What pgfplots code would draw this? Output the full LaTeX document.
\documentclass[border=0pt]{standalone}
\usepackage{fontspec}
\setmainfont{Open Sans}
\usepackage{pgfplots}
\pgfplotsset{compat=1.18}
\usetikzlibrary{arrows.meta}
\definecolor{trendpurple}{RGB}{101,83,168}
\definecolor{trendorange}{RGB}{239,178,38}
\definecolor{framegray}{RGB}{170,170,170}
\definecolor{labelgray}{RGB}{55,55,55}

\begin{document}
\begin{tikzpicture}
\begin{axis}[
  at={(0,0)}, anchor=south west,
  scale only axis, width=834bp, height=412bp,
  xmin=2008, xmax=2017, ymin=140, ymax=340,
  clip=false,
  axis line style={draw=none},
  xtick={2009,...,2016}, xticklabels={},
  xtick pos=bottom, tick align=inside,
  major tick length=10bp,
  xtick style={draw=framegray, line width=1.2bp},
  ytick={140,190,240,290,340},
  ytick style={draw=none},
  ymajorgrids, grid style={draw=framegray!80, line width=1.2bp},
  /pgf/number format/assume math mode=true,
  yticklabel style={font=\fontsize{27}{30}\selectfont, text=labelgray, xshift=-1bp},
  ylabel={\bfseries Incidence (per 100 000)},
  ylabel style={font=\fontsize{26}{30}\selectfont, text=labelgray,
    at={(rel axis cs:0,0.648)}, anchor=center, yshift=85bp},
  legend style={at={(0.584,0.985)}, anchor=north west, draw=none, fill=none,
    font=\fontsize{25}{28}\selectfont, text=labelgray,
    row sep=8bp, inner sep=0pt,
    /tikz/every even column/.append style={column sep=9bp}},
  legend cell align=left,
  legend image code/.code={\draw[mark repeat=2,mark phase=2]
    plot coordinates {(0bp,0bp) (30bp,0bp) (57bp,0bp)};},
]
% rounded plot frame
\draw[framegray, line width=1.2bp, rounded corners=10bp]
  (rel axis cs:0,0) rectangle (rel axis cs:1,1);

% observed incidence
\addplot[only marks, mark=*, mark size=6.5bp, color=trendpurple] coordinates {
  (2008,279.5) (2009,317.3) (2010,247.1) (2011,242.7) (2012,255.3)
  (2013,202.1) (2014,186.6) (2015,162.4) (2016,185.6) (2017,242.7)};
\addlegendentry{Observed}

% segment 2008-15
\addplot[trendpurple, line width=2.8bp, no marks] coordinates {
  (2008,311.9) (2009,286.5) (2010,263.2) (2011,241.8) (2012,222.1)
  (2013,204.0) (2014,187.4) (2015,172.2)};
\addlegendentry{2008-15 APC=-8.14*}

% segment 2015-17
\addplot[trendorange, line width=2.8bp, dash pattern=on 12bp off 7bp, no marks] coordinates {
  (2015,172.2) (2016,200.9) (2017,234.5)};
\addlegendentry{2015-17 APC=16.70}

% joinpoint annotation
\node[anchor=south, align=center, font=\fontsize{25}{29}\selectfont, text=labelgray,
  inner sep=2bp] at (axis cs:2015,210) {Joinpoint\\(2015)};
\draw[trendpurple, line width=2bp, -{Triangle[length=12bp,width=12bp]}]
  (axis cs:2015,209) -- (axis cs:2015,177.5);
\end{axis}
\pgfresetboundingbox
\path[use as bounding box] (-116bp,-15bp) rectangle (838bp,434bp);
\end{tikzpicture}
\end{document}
————
§ TASK
All of the material must be reproduced exactly.

§ RESPONSE TO THIS TASK
What pgfplots code would draw this? Output the full LaTeX document.
\documentclass[border=0pt]{standalone}
\usepackage{fontspec}
\setmainfont{Open Sans}
\usepackage{pgfplots}
\pgfplotsset{compat=1.18}
\usetikzlibrary{arrows.meta}
\definecolor{trendpurple}{RGB}{101,83,168}
\definecolor{trendorange}{RGB}{239,178,38}
\definecolor{framegray}{RGB}{170,170,170}
\definecolor{labelgray}{RGB}{55,55,55}

\begin{document}
\begin{tikzpicture}
\begin{axis}[
  at={(0,0)}, anchor=south west,
  scale only axis, width=834bp, height=412bp,
  xmin=2008, xmax=2017, ymin=140, ymax=340,
  clip=false,
  axis line style={draw=none},
  xtick={2009,...,2016}, xticklabels={},
  xtick pos=bottom, tick align=inside,
  major tick length=10bp,
  xtick style={draw=framegray, line width=1.2bp},
  ytick={140,190,240,290,340},
  ytick style={draw=none},
  ymajorgrids, grid style={draw=framegray!80, line width=1.2bp},
  /pgf/number format/assume math mode=true,
  yticklabel style={font=\fontsize{27}{30}\selectfont, text=labelgray, xshift=-1bp},
  ylabel={\bfseries Incidence (per 100 000)},
  ylabel style={font=\fontsize{26}{30}\selectfont, text=labelgray,
    at={(rel axis cs:0,0.648)}, anchor=center, yshift=85bp},
  legend style={at={(0.584,0.985)}, anchor=north west, draw=none, fill=none,
    font=\fontsize{25}{28}\selectfont, text=labelgray,
    row sep=8bp, inner sep=0pt,
    /tikz/every even column/.append style={column sep=9bp}},
  legend cell align=left,
  legend image code/.code={\draw[mark repeat=2,mark phase=2]
    plot coordinates {(0bp,0bp) (30bp,0bp) (57bp,0bp)};},
]
% rounded plot frame
\draw[framegray, line width=1.2bp, rounded corners=10bp]
  (rel axis cs:0,0) rectangle (rel axis cs:1,1);

% observed incidence
\addplot[only marks, mark=*, mark size=6.5bp, color=trendpurple] coordinates {
  (2008,279.5) (2009,317.3) (2010,247.1) (2011,242.7) (2012,255.3)
  (2013,202.1) (2014,186.6) (2015,162.4) (2016,185.6) (2017,242.7)};
\addlegendentry{Observed}

% segment 2008-15
\addplot[trendpurple, line width=2.8bp, no marks] coordinates {
  (2008,311.9) (2009,286.5) (2010,263.2) (2011,241.8) (2012,222.1)
  (2013,204.0) (2014,187.4) (2015,172.2)};
\addlegendentry{2008-15 APC=-8.14*}

% segment 2015-17
\addplot[trendorange, line width=2.8bp, dash pattern=on 12bp off 7bp, no marks] coordinates {
  (2015,172.2) (2016,200.9) (2017,234.5)};
\addlegendentry{2015-17 APC=16.70}

% joinpoint annotation
\node[anchor=south, align=center, font=\fontsize{25}{29}\selectfont, text=labelgray,
  inner sep=2bp] at (axis cs:2015,210) {Joinpoint\\(2015)};
\draw[trendpurple, line width=2bp, -{Triangle[length=12bp,width=12bp]}]
  (axis cs:2015,209) -- (axis cs:2015,177.5);
\end{axis}
\pgfresetboundingbox
\path[use as bounding box] (-116bp,-15bp) rectangle (838bp,434bp);
\end{tikzpicture}
\end{document}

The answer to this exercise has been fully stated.